Lois McMaster Bujold, A Civil Campaign
reviewed by Danielle L. Parker
A Civil Campaign Author: Lois McMaster Bujold Publisher: Baen, 1999 Hardcover: <$24 US Length: 416 pp. ISBN: 0671578278 |
Midway through Bujold’s latest Vorkosigan adventure, A Civil Campaign, there’s a memorable dinner. That’s when I laughed out loud reading this book. The four female literary goddesses quoted in the dedication — Jane, Charlotte, Georgette, and Dorothy (that’s Austen, Bronte, Heyer, and Parker to you) — might have laughed out loud too. Because it’s such a hilarious dinner.
Picture the hero of the story, the frustrated suiter, Lord High Auditor Miles Vorkosigan. He’s runty, short, scarred, and sort of hunch-backed. He’s never wooed a woman in earnest before, and with no real experience in the matter, he’s settled on applying his considerable military expertise to the problem. Alas, the object of his grand passion is a skittish young widow. Lord Miles plans to ambush her affections; sneak up on her, sort of, while pretending an interest in flowers and gardens. Only he’s made the mistake of telling everyone else of his love.

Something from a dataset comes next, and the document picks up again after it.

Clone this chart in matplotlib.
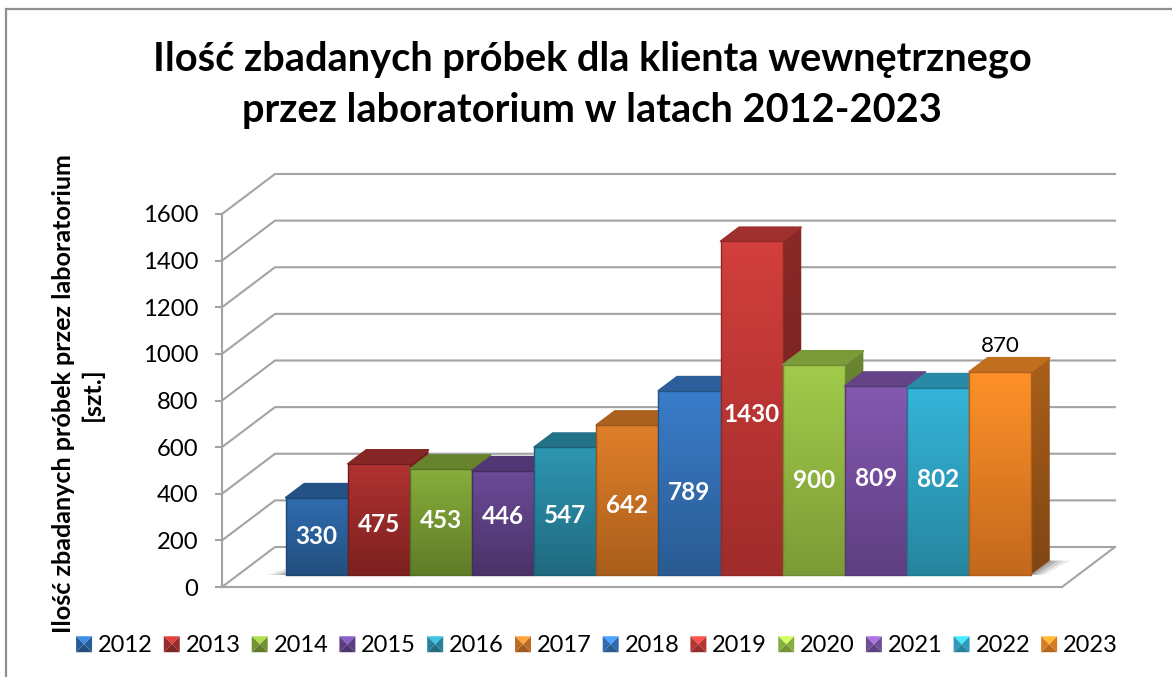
import matplotlib
matplotlib.use("Agg")
import matplotlib.pyplot as plt
from matplotlib.colors import LinearSegmentedColormap, to_rgb
from matplotlib.legend_handler import HandlerPatch
from matplotlib.lines import Line2D
from matplotlib.patches import Patch, Polygon
import numpy as np

plt.rcParams["font.family"] = ["Lato", "DejaVu Sans"]

YEARS = ["2012", "2013", "2014", "2015", "2016", "2017",
         "2018", "2019", "2020", "2021", "2022", "2023"]
VALUES = [330, 475, 453, 446, 547, 642, 789, 1430, 900, 809, 802, 870]
COLOR_TOP = ["#2f6cb0", "#b03231", "#87ad3b", "#6b4a98", "#2e96b2", "#e07f2a",
             "#3a7dca", "#d23f3c", "#a2cb4b", "#8459b2", "#35b5da", "#ff9129"]
COLOR_BOTTOM = ["#234f7e", "#7c2120", "#5f7c28", "#4a3368", "#206a80", "#a95e1b",
                "#2a5b92", "#a02c2b", "#7b9b36", "#5e3f80", "#26859f", "#c2691d"]
YTICKS = [0, 200, 400, 600, 800, 1000, 1200, 1400, 1600]
TITLE = "Ilość zbadanych próbek dla klienta wewnętrznego\nprzez laboratorium w latach 2012-2023"
YLABEL = "Ilość zbadanych próbek przez laboratorium\n[szt.]"

W, H = 1172, 677
GRID = "#a3a3a3"

# perspektywa: przesunięcie tylnej ściany (x w kategoriach, y w jednostkach osi)
X_PAD = 0.76
BAR_W = 1.0
PX_PER_X = 840 / (12 + 2 * X_PAD)
PX_PER_Y = 373 / 1600
DEPTH_X = 53 / PX_PER_X
DEPTH_Y = 40 / PX_PER_Y
BAR_D0 = 0.31   # początek słupka na podłodze (ułamek głębokości)
BAR_DD = 0.35   # głębokość słupka
LABEL_SHIFT = [-2, 3, -4, -8, 2, 3, 8, 4, 8, -4, -4]  # przesunięcie etykiet w px


def darker(color, f):
    return tuple(c * f for c in to_rgb(color))


def pt(x, v, d):
    return (x + d * DEPTH_X, v + d * DEPTH_Y)


def grad_poly(ax, pts, top, bottom, zorder):
    """wielokąt z pionowym gradientem"""
    pts = np.array(pts)
    cmap = LinearSegmentedColormap.from_list("g", [bottom, top])
    g = np.linspace(1, 0, 128).reshape(-1, 1)
    im = ax.imshow(g, cmap=cmap, aspect="auto", vmin=0, vmax=1, zorder=zorder,
                   extent=(pts[:, 0].min(), pts[:, 0].max(), pts[:, 1].min(), pts[:, 1].max()))
    clip = Polygon(pts, closed=True, transform=ax.transData)
    im.set_clip_path(clip)


class BevelHandler(HandlerPatch):
    def create_artists(self, legend, orig, xd, yd, width, height, fontsize, trans):
        c = orig.get_facecolor()
        s = 11.5
        x0, y0 = -xd + (width - s) / 2, -yd + (height - s) / 2
        cx, cy = x0 + s / 2, y0 + s / 2
        corners = [(x0, y0), (x0 + s, y0), (x0 + s, y0 + s), (x0, y0 + s)]
        shades = [0.72, 0.85, 1.3, 0.85]
        arts = []
        for i, f in enumerate(shades):
            col = tuple(min(1, v * f) for v in c[:3])
            arts.append(Polygon([corners[i], corners[(i + 1) % 4], (cx, cy)],
                                facecolor=col, edgecolor="none", transform=trans))
        return arts


fig = plt.figure(figsize=(W / 100, H / 100), dpi=100)
ax = fig.add_axes([222 / W, (H - 587) / H, 840 / W, 373 / H])
ax.patch.set_alpha(0)

# ramka wykresu: tylko góra i lewa strona
fig.add_artist(Line2D([6 / W, 6 / W, 1], [0, 1 - 9 / H, 1 - 9 / H], transform=fig.transFigure,
                      color="#8f8f8f", lw=1.6, solid_joinstyle="miter"))

# ściany i siatka
x0, x1 = -0.5 - X_PAD, 11.5 + X_PAD
for v in YTICKS:
    xa, ya = pt(x0, v, 1)
    xb, yb = pt(x1, v, 1)
    ax.plot([x0, xa, xb], [v, ya, yb], color=GRID, lw=1.5, clip_on=False, zorder=1,
            solid_joinstyle="miter")
xb, yb = pt(x1, 0, 1)
ax.plot([x1, xb], [0, yb], color=GRID, lw=1.5, clip_on=False, zorder=1)

# cień na podłodze
for grow, a in zip([1.0, 0.7, 0.4, 0.15], [0.10, 0.14, 0.18, 0.22]):
    xl, yl = pt(-0.5, 0, BAR_D0)
    ax.add_patch(Polygon([(xl - 0.30 * grow, yl), (xl, yl),
                          (xl, yl + 22 * grow), (xl - 0.02, yl + 22 * grow)],
                         facecolor="#404040", alpha=a, edgecolor="none", zorder=1.5, clip_on=False))
    rb = pt(11.5, 0, BAR_D0 + BAR_DD)
    rf = pt(11.5, 0, BAR_D0)
    ax.add_patch(Polygon([rf, rb, (rb[0] + 0.33 * grow, rb[1]), (rf[0] + 0.2 * grow, rf[1] - 2)],
                         facecolor="#404040", alpha=a, edgecolor="none", zorder=1.5, clip_on=False))

# słupki od lewej do prawej
for i, (val, ct, cb) in enumerate(zip(VALUES, COLOR_TOP, COLOR_BOTTOM)):
    z = 3 + i
    l, r = i - BAR_W / 2, i + BAR_W / 2
    a, b = BAR_D0, BAR_D0 + BAR_DD
    side = [pt(r, 0, a), pt(r, 0, b), pt(r, val, b), pt(r, val, a)]
    grad_poly(ax, side, darker(ct, 0.66), darker(cb, 0.66), z)
    ax.add_patch(Polygon([pt(l, val, a), pt(r, val, a), pt(r, val, b), pt(l, val, b)],
                         facecolor=darker(ct, 0.76), edgecolor=darker(ct, 0.76), lw=1.2,
                         joinstyle="round", zorder=z + 0.1))
    front = [pt(l, 0, a), pt(r, 0, a), pt(r, val, a), pt(l, val, a)]
    grad_poly(ax, front, ct, cb, z + 0.2)
    ax.add_patch(Polygon(front, facecolor="none", edgecolor=darker(cb, 0.9), lw=1.0,
                         joinstyle="round", zorder=z + 0.3))
    if i < len(VALUES) - 1:
        tx, ty = pt(i, val * 0.5, a)
        ax.text(tx, ty - 10 - LABEL_SHIFT[i] / PX_PER_Y, str(val), color="white", fontsize=17.5,
                fontweight="bold", ha="center", va="center", zorder=30)
    else:
        tx, ty = pt(i, val, b)
        ax.text(tx - 0.3, ty + 6, str(val), color="black", fontsize=16,
                ha="center", va="bottom", zorder=30)

ax.set_xlim(x0, x1)
ax.set_ylim(0, 1600)
ax.set_xticks([])
ax.set_yticks(YTICKS)
ax.tick_params(axis="y", length=5, width=1.5, color=GRID, labelsize=17.2, pad=12, labelcolor="black")
for name in ["top", "right"]:
    ax.spines[name].set_visible(False)
for name in ["left", "bottom"]:
    ax.spines[name].set_color(GRID)
    ax.spines[name].set_linewidth(1.5)

fig.text(592 / W, 1 - 85 / H, TITLE, ha="center", va="center", fontsize=28.6,
         fontweight="bold", linespacing=1.45)
fig.text(78 / W, 1 - 394 / H, YLABEL, ha="center", va="center", rotation=90,
         fontsize=18.1, fontweight="bold", linespacing=1.3)

handles = [Patch(facecolor=c, label=y) for c, y in zip(COLOR_TOP, YEARS)]
fig.legend(handles=handles, loc="center", bbox_to_anchor=(597 / W, 1 - 646 / H), ncol=12,
           frameon=False, fontsize=17, columnspacing=0.465, handlelength=0.68,
           handletextpad=0.25, borderpad=0, handler_map={Patch: BevelHandler()})

plt.savefig("out.png", dpi=100)
plt.close()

At the dinner, right over the serving of bug butter, some fool lets his secret out. His intended is shocked, and his ambush prematurely sprung. What can Miles do? A good military man knows that in the crunch, he might as well risk all. He blurts out his proposal before the dinner table, aunts, uncles and all. Of course, we know how excessively successful military strategies are in the pursuit of love...
Then there’s his clone-brother Mark, the other dinner-table suitor. He hates to be mistaken for his illustrious brother, so he’s fat. Short too, of course, and also unrequited in love. His sweetie, the beauteous Kareen, has returned from college stay and suffers from Parental Proximity Paralysis now that she’s back in the family fold.
Said stunned parents, also attending the dinner party, have just learned that not only has their dear daughter Gone and Lost Her Virtue already, but the object of her affection and their possible future son-in-law is that... that fat, runty clone... Mark. It’s more of a shock than the bug butter!
Do I keep mentioning the bug butter? It’s a scheme of the commercially ambitious Mark, and served to the unwitting guests and host — his brother — in various forms at said party. Worse yet, the socially inept scientist who developed the cockroach-ugly critters is also a guest. He’s proudly modified their genes to display the Vorkosigan family crest in minature, and brought some of them to the table to display his achievements.
It’s enough to make another guest, the ambitious Lord Donno cum Donna, to split his sides in merry appreciation. Lord Donno is a transsexual with his (formerly her) eyes set a title she (he) would forfeit to the eldest male heir if she’d (he’d) retained her (his) former buxom female form. One of his former lovers (hers, I mean: are you following this?) is there too, and really, it’s most uncomfortable for poor Ivan. And the party just goes down from there... tangled in its own hilarious skein of biological, dynastic, and romantic ambition.
There are a lot of books in Bujold’s “Vorkosigan” saga, both before and after this story. Fortunately, A Civil Campaign stands on its own; no prior experience necessary with those previous dozen. It’s good light-hearted fun, and if those quoted literary goddesses (except for Dorothy) might consider it a little low-brow, well, they might also smile. What else can you do about a story that ends in five happy matings and the triumph of a scheming and already too-well-adjusted transsexual Count? (Only poor Ivan is left out in the cold).
The story might be a little farcial, of course, but like a candy apple, there’s a little bit of bite beneath the goo, enough for this reader to smile. Once in a while a good Comedy of Manners can’t be beat. Enjoy!